Small, frequent orders with per‑trade fees can negate DCA's benefits. Use zero/low‑commission platforms, accumulate cash for monthly tranches, or use auto‑invest plans with bundled costs.


  • Abandoning The Plan After Headlines

DCA works through cycles. Pausing after drops locks in higher average costs and misses the benefit of buying lower. If the asset choice is still valid, stick to the schedule.


  • Ignoring Position Sizing And Risk

DCA is an entry method, not an all‑clear to keep buying without limits. Set a maximum allocation, manage overall portfolio risk, and avoid concentration in single securities.


  • Using DCA On Poor Assets

DCA doesn't fix a weak investment case. Apply it primarily to diversified vehicles or high‑conviction ideas vetted by research; review fundamentals regularly.


Related Terms


  • Lump‑Sum Investing: Investing all funds at once; can outperform DCA in persistent uptrends but carries higher timing risk.


  • DRIP (Dividend Reinvestment Plan): Automatically reinvests dividends into more shares; often pairs well with DCA.
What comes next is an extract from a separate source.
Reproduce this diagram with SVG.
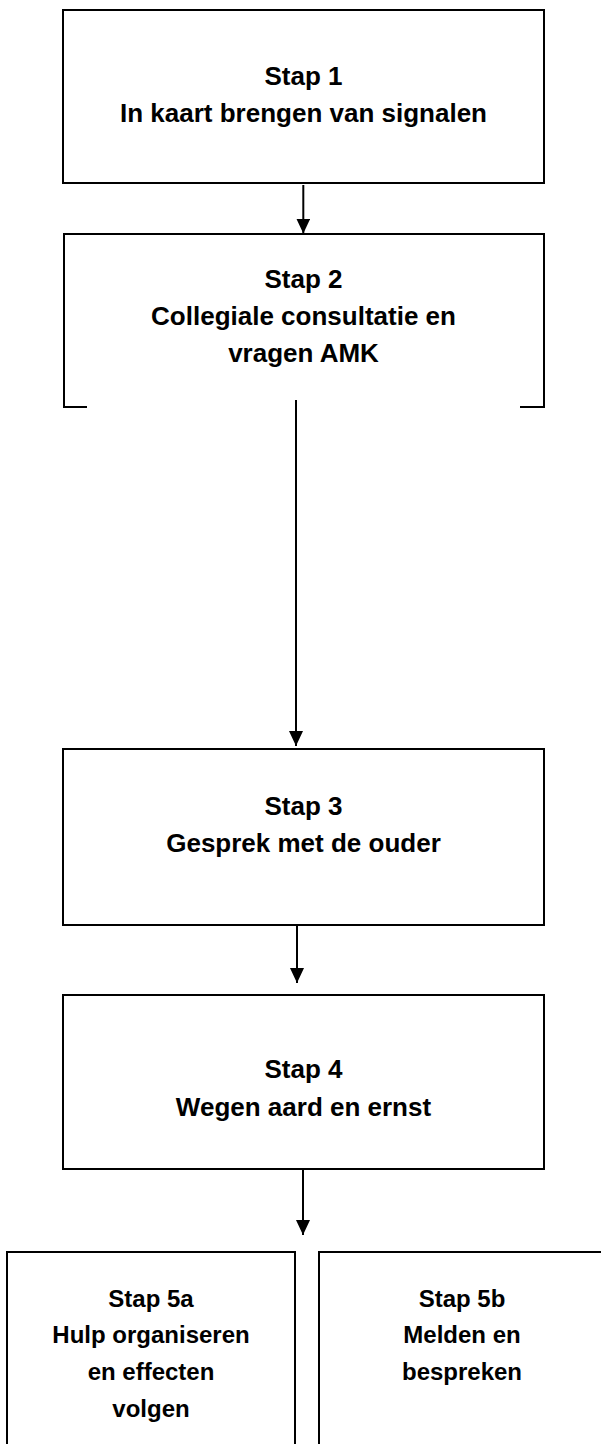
<svg xmlns="http://www.w3.org/2000/svg" width="601" height="1444" viewBox="0 0 601 1444">
<style>
.box{fill:#fff;stroke:#000;stroke-width:2}
.t{font-family:"Liberation Sans",Arial,sans-serif;font-weight:bold;font-size:26px;text-anchor:middle;fill:#000}
.s{font-size:24px}
.c{fill:none;stroke:#000;stroke-width:2}
</style>
<defs>
<marker id="ah" viewBox="0 0 15 14" refX="15" refY="7" markerWidth="15" markerHeight="14" markerUnits="userSpaceOnUse" orient="auto">
<path d="M0,0 L15,7 L0,14 Z" fill="#000"/>
</marker>
</defs>
<rect width="601" height="1444" fill="#fff"/>
<g id="connectors">
<line class="c" x1="303.3" y1="185" x2="303.3" y2="233.5" marker-end="url(#ah)"/>
<line class="c" x1="296" y1="400" x2="296" y2="746" marker-end="url(#ah)"/>
<line class="c" x1="297" y1="925" x2="297" y2="983" marker-end="url(#ah)"/>
<line class="c" x1="303" y1="1169" x2="303" y2="1235" marker-end="url(#ah)"/>
</g>
<g id="stap1">
<rect class="box" x="63" y="10" width="481" height="173"/>
<text class="t" x="303.5" y="85">Stap 1</text>
<text class="t" x="303.5" y="122">In kaart brengen van signalen</text>
</g>
<g id="stap2">
<path class="c" d="M87,407 H64 V234 H544 V407 H520"/>
<text class="t" x="303.5" y="288">Stap 2</text>
<text class="t" x="303.5" y="325">Collegiale consultatie en</text>
<text class="t" x="303.5" y="362">vragen AMK</text>
</g>
<g id="stap3">
<rect class="box" x="63" y="749" width="481" height="176"/>
<text class="t" x="303.5" y="815">Stap 3</text>
<text class="t" x="303.5" y="852">Gesprek met de ouder</text>
</g>
<g id="stap4">
<rect class="box" x="63" y="995" width="481" height="174"/>
<text class="t" x="303.5" y="1078">Stap 4</text>
<text class="t" x="303.5" y="1116">Wegen aard en ernst</text>
</g>
<g id="stap5a">
<path class="c" d="M7,1450 V1252 H295 V1450"/>
<text class="t s" x="151" y="1307">Stap 5a</text>
<text class="t s" x="151" y="1343">Hulp organiseren</text>
<text class="t s" x="151" y="1380">en effecten</text>
<text class="t s" x="151" y="1417">volgen</text>
</g>
<g id="stap5b">
<path class="c" d="M319,1450 V1252 H610"/>
<text class="t s" x="462" y="1307">Stap 5b</text>
<text class="t s" x="462" y="1343">Melden en</text>
<text class="t s" x="462" y="1380">bespreken</text>
</g>
</svg>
  • Rebalancing/Constant‑Dollar Approach: Periodic adjustments to target allocations; related but distinct from fixed‑contribution DCA.


  • Pound‑Cost Averaging: UK term for the same DCA concept.


Pro Takeaway

DCA or Lump-sum

Treat DCA as a behaviour and implementation tool that reduces regret and supports adherence, rather than a return‑maximising edge. In net‑rising markets, lump‑sum often leads, but DCA shines by managing entry risk and keeping investors on plan.

If adding sophistication, codify rule‑based overlays—such as modestly increasing the scheduled buy after predefined drawdowns—while avoiding discretionary “gut feel” overrides. Always document triggers, limits, and review intervals.


Conclusion


DCA is a simple, disciplined way to invest without guessing the “right” moment. By automating fixed purchases, it smooths entry prices, reduces stress, and supports long‑term habits—especially useful in volatile markets. Balance it against costs, taxes, and the risk of underperformance in strong uptrends, and apply it to well‑researched, diversified holdings for the best odds of success.